- [Aim of the exercise] Omit all images. Write out the rest of the material exactly.

- [Dataset section]
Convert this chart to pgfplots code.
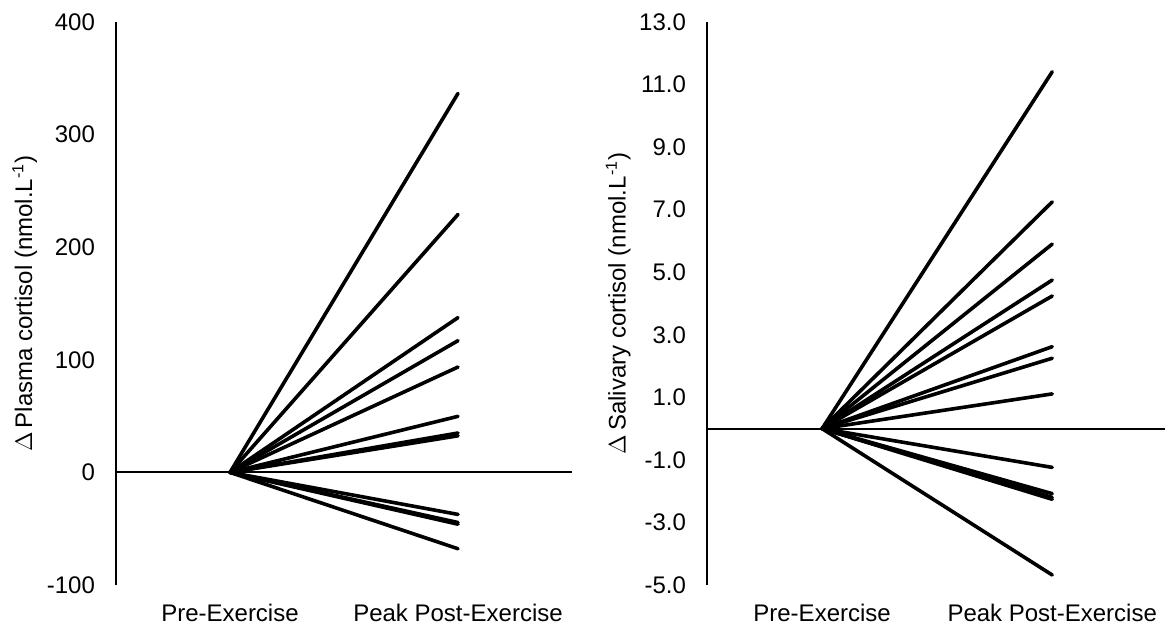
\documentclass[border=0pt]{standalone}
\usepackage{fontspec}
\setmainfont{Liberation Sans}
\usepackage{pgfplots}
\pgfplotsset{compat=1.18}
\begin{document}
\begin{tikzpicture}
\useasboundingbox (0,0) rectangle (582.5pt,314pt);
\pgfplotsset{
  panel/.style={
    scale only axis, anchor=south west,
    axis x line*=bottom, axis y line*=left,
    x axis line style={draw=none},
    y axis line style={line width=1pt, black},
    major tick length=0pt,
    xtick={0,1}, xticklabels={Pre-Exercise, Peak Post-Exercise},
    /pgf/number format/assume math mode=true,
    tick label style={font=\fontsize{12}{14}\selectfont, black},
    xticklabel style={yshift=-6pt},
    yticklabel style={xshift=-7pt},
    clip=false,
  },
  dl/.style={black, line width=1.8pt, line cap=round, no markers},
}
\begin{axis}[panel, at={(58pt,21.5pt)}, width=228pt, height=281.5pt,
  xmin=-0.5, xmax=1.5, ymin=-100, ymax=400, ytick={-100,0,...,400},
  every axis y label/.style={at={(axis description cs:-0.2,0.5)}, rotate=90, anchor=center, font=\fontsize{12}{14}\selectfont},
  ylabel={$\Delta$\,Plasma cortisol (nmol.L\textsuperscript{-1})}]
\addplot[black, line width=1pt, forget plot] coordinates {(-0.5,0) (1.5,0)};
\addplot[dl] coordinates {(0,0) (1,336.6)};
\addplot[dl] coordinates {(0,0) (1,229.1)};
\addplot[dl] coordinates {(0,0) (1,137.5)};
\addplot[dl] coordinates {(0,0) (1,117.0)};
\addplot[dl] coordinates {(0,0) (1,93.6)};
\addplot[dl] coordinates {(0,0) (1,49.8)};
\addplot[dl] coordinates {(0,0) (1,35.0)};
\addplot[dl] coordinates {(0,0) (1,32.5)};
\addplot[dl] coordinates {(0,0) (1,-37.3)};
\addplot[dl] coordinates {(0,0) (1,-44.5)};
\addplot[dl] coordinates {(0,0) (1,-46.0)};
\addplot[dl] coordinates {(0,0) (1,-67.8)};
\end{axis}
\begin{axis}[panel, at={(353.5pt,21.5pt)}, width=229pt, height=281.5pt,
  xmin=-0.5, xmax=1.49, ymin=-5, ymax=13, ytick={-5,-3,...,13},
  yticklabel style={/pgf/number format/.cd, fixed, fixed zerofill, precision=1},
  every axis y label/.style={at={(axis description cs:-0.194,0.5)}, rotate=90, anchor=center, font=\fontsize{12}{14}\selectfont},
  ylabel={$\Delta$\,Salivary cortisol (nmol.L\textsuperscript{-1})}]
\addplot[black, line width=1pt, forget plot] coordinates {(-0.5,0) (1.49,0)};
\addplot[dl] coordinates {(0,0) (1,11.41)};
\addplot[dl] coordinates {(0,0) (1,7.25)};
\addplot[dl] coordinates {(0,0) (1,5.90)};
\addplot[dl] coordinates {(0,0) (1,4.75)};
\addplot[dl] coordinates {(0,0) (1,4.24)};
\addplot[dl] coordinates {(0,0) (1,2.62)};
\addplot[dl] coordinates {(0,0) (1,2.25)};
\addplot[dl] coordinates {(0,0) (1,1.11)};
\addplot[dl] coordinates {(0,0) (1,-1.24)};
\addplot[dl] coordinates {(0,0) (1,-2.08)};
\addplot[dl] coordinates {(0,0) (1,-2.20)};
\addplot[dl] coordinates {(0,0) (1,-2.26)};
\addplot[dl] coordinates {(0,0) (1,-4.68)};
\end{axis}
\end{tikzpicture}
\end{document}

- [Task answer]
Convert this chart to pgfplots code.
\documentclass[border=0pt]{standalone}
\usepackage{fontspec}
\setmainfont{Liberation Sans}
\usepackage{pgfplots}
\pgfplotsset{compat=1.18}
\begin{document}
\begin{tikzpicture}
\useasboundingbox (0,0) rectangle (582.5pt,314pt);
\pgfplotsset{
  panel/.style={
    scale only axis, anchor=south west,
    axis x line*=bottom, axis y line*=left,
    x axis line style={draw=none},
    y axis line style={line width=1pt, black},
    major tick length=0pt,
    xtick={0,1}, xticklabels={Pre-Exercise, Peak Post-Exercise},
    /pgf/number format/assume math mode=true,
    tick label style={font=\fontsize{12}{14}\selectfont, black},
    xticklabel style={yshift=-6pt},
    yticklabel style={xshift=-7pt},
    clip=false,
  },
  dl/.style={black, line width=1.8pt, line cap=round, no markers},
}
\begin{axis}[panel, at={(58pt,21.5pt)}, width=228pt, height=281.5pt,
  xmin=-0.5, xmax=1.5, ymin=-100, ymax=400, ytick={-100,0,...,400},
  every axis y label/.style={at={(axis description cs:-0.2,0.5)}, rotate=90, anchor=center, font=\fontsize{12}{14}\selectfont},
  ylabel={$\Delta$\,Plasma cortisol (nmol.L\textsuperscript{-1})}]
\addplot[black, line width=1pt, forget plot] coordinates {(-0.5,0) (1.5,0)};
\addplot[dl] coordinates {(0,0) (1,336.6)};
\addplot[dl] coordinates {(0,0) (1,229.1)};
\addplot[dl] coordinates {(0,0) (1,137.5)};
\addplot[dl] coordinates {(0,0) (1,117.0)};
\addplot[dl] coordinates {(0,0) (1,93.6)};
\addplot[dl] coordinates {(0,0) (1,49.8)};
\addplot[dl] coordinates {(0,0) (1,35.0)};
\addplot[dl] coordinates {(0,0) (1,32.5)};
\addplot[dl] coordinates {(0,0) (1,-37.3)};
\addplot[dl] coordinates {(0,0) (1,-44.5)};
\addplot[dl] coordinates {(0,0) (1,-46.0)};
\addplot[dl] coordinates {(0,0) (1,-67.8)};
\end{axis}
\begin{axis}[panel, at={(353.5pt,21.5pt)}, width=229pt, height=281.5pt,
  xmin=-0.5, xmax=1.49, ymin=-5, ymax=13, ytick={-5,-3,...,13},
  yticklabel style={/pgf/number format/.cd, fixed, fixed zerofill, precision=1},
  every axis y label/.style={at={(axis description cs:-0.194,0.5)}, rotate=90, anchor=center, font=\fontsize{12}{14}\selectfont},
  ylabel={$\Delta$\,Salivary cortisol (nmol.L\textsuperscript{-1})}]
\addplot[black, line width=1pt, forget plot] coordinates {(-0.5,0) (1.49,0)};
\addplot[dl] coordinates {(0,0) (1,11.41)};
\addplot[dl] coordinates {(0,0) (1,7.25)};
\addplot[dl] coordinates {(0,0) (1,5.90)};
\addplot[dl] coordinates {(0,0) (1,4.75)};
\addplot[dl] coordinates {(0,0) (1,4.24)};
\addplot[dl] coordinates {(0,0) (1,2.62)};
\addplot[dl] coordinates {(0,0) (1,2.25)};
\addplot[dl] coordinates {(0,0) (1,1.11)};
\addplot[dl] coordinates {(0,0) (1,-1.24)};
\addplot[dl] coordinates {(0,0) (1,-2.08)};
\addplot[dl] coordinates {(0,0) (1,-2.20)};
\addplot[dl] coordinates {(0,0) (1,-2.26)};
\addplot[dl] coordinates {(0,0) (1,-4.68)};
\end{axis}
\end{tikzpicture}
\end{document}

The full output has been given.